Russia and Argentina have effectively halted cooperation on civil nuclear energy projects, Russia's ambassador to Buenos Aires said, as President Javier Milei's government deepens its alignment with the United States and moves away from previously planned joint ventures with Moscow.
"As far as we know, bilateral cooperation in the peaceful use of nuclear energy is not currently taking place," Ambassador Dmitry Feoktistov told the Russian newspaper Izvestia, adding that joint projects led by Russian state nuclear firm Rosatom, including plans for a nuclear power plant, are not being carried out.
Ties between Moscow and Buenos Aires have cooled since Milei took office in December 2023. The self-described libertarian has pursued closer relations with Washington and has voiced support for Ukraine, a marked shift from the foreign policy of his Peronist predecessors, who held a more neutral stance on the Russia-Ukraine conflict and cultivated economic and energy links with Moscow.
A bilateral agreement on nuclear energy cooperation took effect in 2018, after which the two countries discussed a site for a nuclear power plant that would have included large VVER-1200 reactors as well as land-based and floating facilities, according to Russian broadcaster RTVI. The plans stalled amid Argentina's prolonged economic crisis and have not advanced since.

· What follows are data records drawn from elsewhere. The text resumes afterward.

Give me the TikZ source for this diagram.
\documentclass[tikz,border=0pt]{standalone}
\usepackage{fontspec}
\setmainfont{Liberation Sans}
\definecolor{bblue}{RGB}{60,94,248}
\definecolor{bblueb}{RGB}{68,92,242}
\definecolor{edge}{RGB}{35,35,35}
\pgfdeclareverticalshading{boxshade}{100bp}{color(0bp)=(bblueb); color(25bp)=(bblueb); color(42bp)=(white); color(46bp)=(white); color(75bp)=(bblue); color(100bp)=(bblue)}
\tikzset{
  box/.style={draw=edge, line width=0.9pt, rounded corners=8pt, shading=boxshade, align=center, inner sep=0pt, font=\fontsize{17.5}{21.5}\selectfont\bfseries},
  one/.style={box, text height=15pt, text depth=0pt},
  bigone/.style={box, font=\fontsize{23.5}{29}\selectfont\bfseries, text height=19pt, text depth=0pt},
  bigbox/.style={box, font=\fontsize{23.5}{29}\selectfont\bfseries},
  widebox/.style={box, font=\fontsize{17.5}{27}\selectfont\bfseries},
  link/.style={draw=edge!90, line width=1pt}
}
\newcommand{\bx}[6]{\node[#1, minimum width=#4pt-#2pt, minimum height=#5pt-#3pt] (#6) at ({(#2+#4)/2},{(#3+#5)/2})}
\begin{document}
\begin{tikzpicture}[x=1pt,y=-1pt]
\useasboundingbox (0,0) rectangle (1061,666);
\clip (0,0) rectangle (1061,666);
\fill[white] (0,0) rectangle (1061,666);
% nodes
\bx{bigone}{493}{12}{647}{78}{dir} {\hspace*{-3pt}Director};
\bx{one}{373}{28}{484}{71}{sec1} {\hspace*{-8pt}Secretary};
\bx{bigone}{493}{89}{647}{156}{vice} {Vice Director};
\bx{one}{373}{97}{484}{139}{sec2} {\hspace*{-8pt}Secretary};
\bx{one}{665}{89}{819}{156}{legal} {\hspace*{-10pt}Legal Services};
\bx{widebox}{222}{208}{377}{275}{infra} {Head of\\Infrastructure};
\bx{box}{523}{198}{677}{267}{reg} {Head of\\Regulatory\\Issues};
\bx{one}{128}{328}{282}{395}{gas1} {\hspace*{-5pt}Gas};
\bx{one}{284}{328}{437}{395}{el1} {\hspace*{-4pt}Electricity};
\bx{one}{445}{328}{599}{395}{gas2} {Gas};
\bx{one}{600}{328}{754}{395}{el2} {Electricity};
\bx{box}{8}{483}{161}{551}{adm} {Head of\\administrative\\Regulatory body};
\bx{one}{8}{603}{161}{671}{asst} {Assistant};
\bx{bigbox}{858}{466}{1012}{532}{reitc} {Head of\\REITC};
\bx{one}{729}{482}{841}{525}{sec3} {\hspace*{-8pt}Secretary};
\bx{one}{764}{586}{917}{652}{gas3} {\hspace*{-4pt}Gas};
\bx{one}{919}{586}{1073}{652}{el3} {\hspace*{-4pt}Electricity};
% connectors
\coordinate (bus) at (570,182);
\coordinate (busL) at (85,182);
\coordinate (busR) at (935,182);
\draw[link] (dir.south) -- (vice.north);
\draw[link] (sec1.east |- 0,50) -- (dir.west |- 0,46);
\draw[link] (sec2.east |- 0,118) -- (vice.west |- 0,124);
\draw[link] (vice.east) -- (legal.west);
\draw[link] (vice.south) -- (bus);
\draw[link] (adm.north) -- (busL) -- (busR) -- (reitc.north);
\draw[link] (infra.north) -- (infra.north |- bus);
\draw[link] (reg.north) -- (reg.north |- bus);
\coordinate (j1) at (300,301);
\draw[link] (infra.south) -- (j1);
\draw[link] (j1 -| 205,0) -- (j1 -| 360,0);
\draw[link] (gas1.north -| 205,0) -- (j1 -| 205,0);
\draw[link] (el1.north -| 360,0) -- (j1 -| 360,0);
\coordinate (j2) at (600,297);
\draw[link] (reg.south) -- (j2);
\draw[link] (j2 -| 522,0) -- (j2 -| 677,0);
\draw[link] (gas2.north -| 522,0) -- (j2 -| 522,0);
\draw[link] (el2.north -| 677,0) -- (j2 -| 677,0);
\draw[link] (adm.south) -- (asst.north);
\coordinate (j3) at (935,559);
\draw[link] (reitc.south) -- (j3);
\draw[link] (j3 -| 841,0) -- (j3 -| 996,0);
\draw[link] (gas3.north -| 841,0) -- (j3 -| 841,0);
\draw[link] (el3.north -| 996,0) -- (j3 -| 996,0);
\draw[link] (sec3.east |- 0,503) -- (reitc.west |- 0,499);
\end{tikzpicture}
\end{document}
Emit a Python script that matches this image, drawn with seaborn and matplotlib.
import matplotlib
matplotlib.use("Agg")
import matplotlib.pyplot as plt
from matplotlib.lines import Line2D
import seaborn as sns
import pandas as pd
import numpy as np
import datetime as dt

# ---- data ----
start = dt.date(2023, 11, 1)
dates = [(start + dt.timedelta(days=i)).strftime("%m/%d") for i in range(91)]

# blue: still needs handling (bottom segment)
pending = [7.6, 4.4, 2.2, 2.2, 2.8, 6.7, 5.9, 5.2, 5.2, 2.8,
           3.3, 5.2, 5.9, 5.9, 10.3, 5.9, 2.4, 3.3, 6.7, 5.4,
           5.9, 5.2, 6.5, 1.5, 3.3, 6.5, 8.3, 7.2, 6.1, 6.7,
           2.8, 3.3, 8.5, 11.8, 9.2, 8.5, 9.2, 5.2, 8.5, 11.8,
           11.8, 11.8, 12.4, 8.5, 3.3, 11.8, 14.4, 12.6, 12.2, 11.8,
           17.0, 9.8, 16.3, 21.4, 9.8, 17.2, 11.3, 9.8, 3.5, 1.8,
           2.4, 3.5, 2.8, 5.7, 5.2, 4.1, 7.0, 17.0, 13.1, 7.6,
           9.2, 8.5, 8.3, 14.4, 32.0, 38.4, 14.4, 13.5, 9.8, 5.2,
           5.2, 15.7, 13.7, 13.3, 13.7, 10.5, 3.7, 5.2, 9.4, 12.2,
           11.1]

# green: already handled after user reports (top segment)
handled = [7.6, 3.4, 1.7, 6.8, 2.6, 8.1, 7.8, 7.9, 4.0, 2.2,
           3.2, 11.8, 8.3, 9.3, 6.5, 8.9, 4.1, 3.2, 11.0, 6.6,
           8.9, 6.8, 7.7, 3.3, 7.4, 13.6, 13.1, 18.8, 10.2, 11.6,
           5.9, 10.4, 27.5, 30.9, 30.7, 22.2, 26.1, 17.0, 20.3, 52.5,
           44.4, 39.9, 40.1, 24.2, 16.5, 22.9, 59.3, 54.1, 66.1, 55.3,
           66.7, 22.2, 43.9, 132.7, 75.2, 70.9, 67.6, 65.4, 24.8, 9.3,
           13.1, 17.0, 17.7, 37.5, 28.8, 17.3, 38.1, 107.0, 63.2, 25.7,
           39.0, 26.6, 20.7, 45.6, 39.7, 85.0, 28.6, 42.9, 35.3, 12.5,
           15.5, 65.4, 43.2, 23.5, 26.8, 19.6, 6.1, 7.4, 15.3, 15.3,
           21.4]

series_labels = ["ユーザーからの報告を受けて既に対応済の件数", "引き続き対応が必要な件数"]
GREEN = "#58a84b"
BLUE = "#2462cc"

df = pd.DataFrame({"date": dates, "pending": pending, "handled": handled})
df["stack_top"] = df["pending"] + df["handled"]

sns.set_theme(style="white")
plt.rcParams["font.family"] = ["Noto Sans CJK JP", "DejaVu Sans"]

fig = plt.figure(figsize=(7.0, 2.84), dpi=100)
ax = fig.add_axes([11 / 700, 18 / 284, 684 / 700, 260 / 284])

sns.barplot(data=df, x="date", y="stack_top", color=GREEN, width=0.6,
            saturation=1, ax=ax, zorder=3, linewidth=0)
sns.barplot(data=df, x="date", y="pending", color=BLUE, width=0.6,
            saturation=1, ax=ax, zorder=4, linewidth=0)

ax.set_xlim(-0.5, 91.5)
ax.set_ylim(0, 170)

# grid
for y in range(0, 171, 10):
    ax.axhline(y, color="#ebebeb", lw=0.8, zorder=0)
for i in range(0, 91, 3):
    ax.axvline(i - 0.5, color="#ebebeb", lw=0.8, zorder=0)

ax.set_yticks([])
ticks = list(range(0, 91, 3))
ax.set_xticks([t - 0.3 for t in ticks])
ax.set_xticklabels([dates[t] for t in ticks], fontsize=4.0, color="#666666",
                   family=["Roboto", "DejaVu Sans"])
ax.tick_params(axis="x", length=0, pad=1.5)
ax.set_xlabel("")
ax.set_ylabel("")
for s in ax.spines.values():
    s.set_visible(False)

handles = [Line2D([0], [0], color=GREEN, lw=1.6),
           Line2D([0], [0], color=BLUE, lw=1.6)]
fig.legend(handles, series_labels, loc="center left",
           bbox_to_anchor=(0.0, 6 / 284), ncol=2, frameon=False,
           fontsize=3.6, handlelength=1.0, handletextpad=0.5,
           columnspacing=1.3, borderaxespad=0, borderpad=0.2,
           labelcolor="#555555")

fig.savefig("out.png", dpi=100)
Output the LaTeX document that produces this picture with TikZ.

Since Milei's election, Argentina has joined the United States' FIRST nuclear programme and signed a $1.2bn contract with US company Meitner Energy to build a small ACR-300 reactor. The Argentine government has also announced plans to privatise state nuclear company Nucleoeléctrica Argentina.
The Argentine embassy told Izvestia that Argentina is capable of meeting its nuclear energy needs without foreign assistance, noting that private investment in the sector is governed by versions of the Regime for Incentives for Large-Scale Investments (RIGI), approved by Argentina's Congress.
Russia has also lost its stake in the Tolillar lithium project. Rosatom subsidiary Uranium One had agreed in 2021 to invest $30mn for a 15% stake in the deposit from Canada's Alpha Lithium Corporation, but the Canadian company cancelled the deal in 2022 after sanctions were imposed on Russia following its invasion of Ukraine, according to RTVI. The Tolillar deposit is now being developed by the Italo-Argentine conglomerate Techint.
"Rosatom's subsidiary has focused its efforts on Bolivian projects," Feoktistov said, referring to the company's shift in regional focus following the loss of the Argentine lithium stake.
However, Russia's lithium ambitions in Bolivia have also come under strain as La Paz moves closer to Washington under centrist President Rodrigo Paz, who came to power in November 2025. A decree passed in Bolivia in April 2026 banning direct deals without open tenders has led to a review of existing contracts, leaving the Russian-Bolivian project effectively frozen.
Despite the setbacks, Feoktistov said Russian and Argentine companies retain mutual interest in cooperation in other sectors. "We are recording mutual interest between Russian and Argentine companies in cooperation in areas such as electric power, renewable energy, and the oil and gas industry," he said.
Bilateral trade between Russia and Argentina rose by more than 80% in 2025, driven largely by Russian fertiliser exports, the ambassador said.
Brazil remains Russia's largest partner in Latin America. Russian energy major Rosneft holds stakes in the Solimões oil and gas project in the Amazon Basin, while Rosatom subsidiary INB supplies enriched uranium to Brazil's only nuclear power plant, Angra.
Russia's losses in Argentina and Bolivia echo a broader retreat from Venezuela, once one of the Kremlin's closest allies in Latin America. US forces captured then-president Nicolás Maduro in a raid on Caracas last January, whisking him to New York to face drug-trafficking charges, while Vice President Delcy Rodríguez was sworn in as interim president two days later with US blessing, paving the way for what many see as a Washington-friendly protectorate. Russian Foreign Minister Sergei Lavrov said in February that Russian companies were being "quite openly forced out" of Venezuela under pressure from Washington, even as state oil firm Roszarubezhneft, which took over Rosneft's Venezuelan assets in 2020, insisted it retained ownership of its joint ventures with Venezuela's state oil company PDVSA.